The famed artist was then 89 years old, and her eyesight was failing. Wood was twenty-four, inexperienced and in awe of the formidable and demanding O’Keefe, who cared about every detail of her gardens and home. The book is an elegaic remembrance of her five years with O’Keefe and the beautiful small moments that made up the artist’s life: tending the garden, preparing dinner, nighttime reading, afternoon walks at Ghost Ranch.
I bought the book for Maria some years ago, in a Museum bookstore, whoever spends time with Maria will spend time in museums.
I love hearing Maria read from this book, it has so much feeling for her, and now me. Maria is a completely different kind of artist than George O’Keefe and I don’t mean to be comparing the two, yet O’Keefe’s life reminds me of Maria’s life in several important ways.
Both are ferociously dedicated to their work, both care much about every detail of their lives, their homes, the walls, their distinct way of dressing, their identities. Both love every herb and flower int he garden, and both love nature and draw great strength and inspiration.
From what I’ve read of O’Keefe and her iron will, she always knew what she wanted to be, and Maria is only recently finding out for sure what she wants to be. But their passion for life is strikingly similar.
Maria is as determined to be an artist as any human I’ve ever met, and there is not a plant or cactus or tree or bush or pot or windowsill she does not care about and respect and love. I live in an art gallery, my wife is the curator.
In the foreword to her lovely book – Maria wants to read it to me on the plane – Wood, now a speech language pathologist based in Santa Fe (I would love to meet her) writes about learning of O’Keefe’s death in 1986 at the age of ninety-eight.
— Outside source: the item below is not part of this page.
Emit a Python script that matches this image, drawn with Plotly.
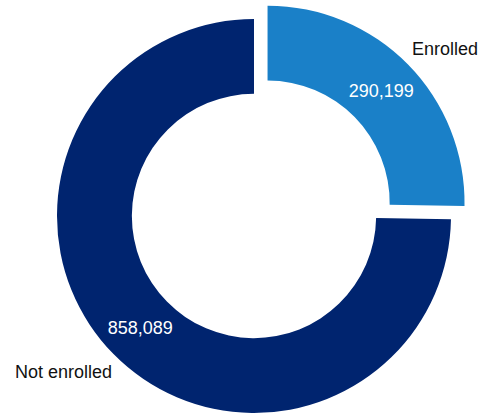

By then, she could no longer live at Ghost Ranch.
“I thought about the variety of feelings I had experienced with her,” wrote Wood, “from exasperation to love. I reflected upon her remarkable life. When I thought about her death, I hoped she had died peacefully. I wished she could have died at Ghost Ranch, the place she loved best, gazing toward Pedernal in one direction, the brilliantly colored cliffs in another. In my mind, her regal spirit still reigns over that entire kingdom, from the magical flat-topped mountains to those majestic cliffs.”
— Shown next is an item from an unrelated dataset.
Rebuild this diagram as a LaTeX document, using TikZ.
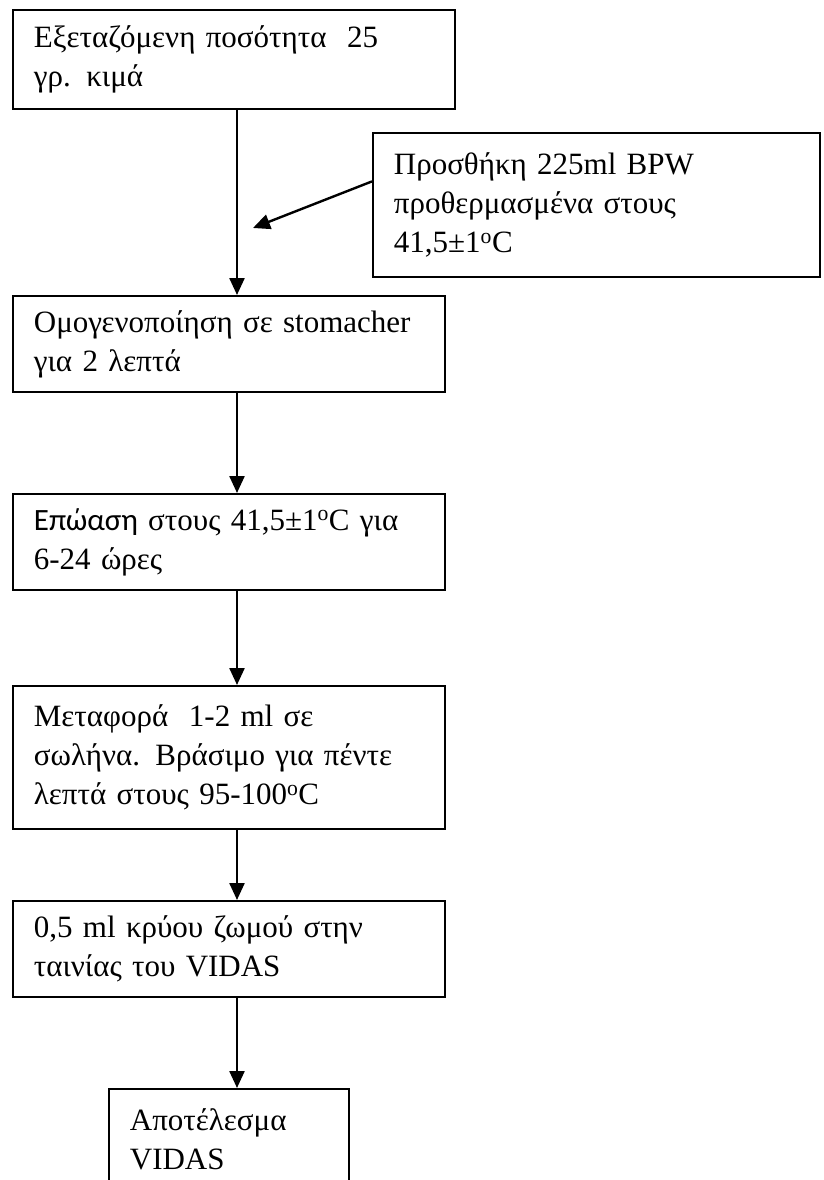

This is the right mindset for us, the right story to hear, this is the right place for us to visit together, we will drink from this sweet well and be nourished by it. Somehow, it is what we are about, a pilgrimage we need to take. We want to step our ourselves, we are as tired as we are happy. We always celebrate creativity, and in that sense, Abiquiu is a shrine.
Maria has a long list of museums she wants us to see in New Mexico, and I am game for that.
We are committed to doing some resting too, but we are always committed to that, and we never seem able to do it. At some point, one has to accept who he or she is.
This morning, we both swore we were going to Abiquiu with a spiritual head seeking quiet – we are staying in a village nearby – and then we listed about 15 museums and pueblos and weaving communities we wanted to visit nearby, and in Taos and Santa Fe.
If we do even half of them, and we will, do all of them there will not be a lot of time to rest, we won’t be there too long.
The book is getting us in the right mind, but the truth is, we always have fun together, even when we drive down the road. New Mexico will be a joyous feast.
I love the stories Wood tells about her life with O’Keefe, whom she came to love and call a friend. Over that time, O’Keefe lost her memory and most of her sight, and could no longer paint. Her spirit was a force of nature.
We both hope to draw from her genius and her spirit and her great strength. Tomorrow night, we begin the pilgrimage to Abiquiu. We are more than ready.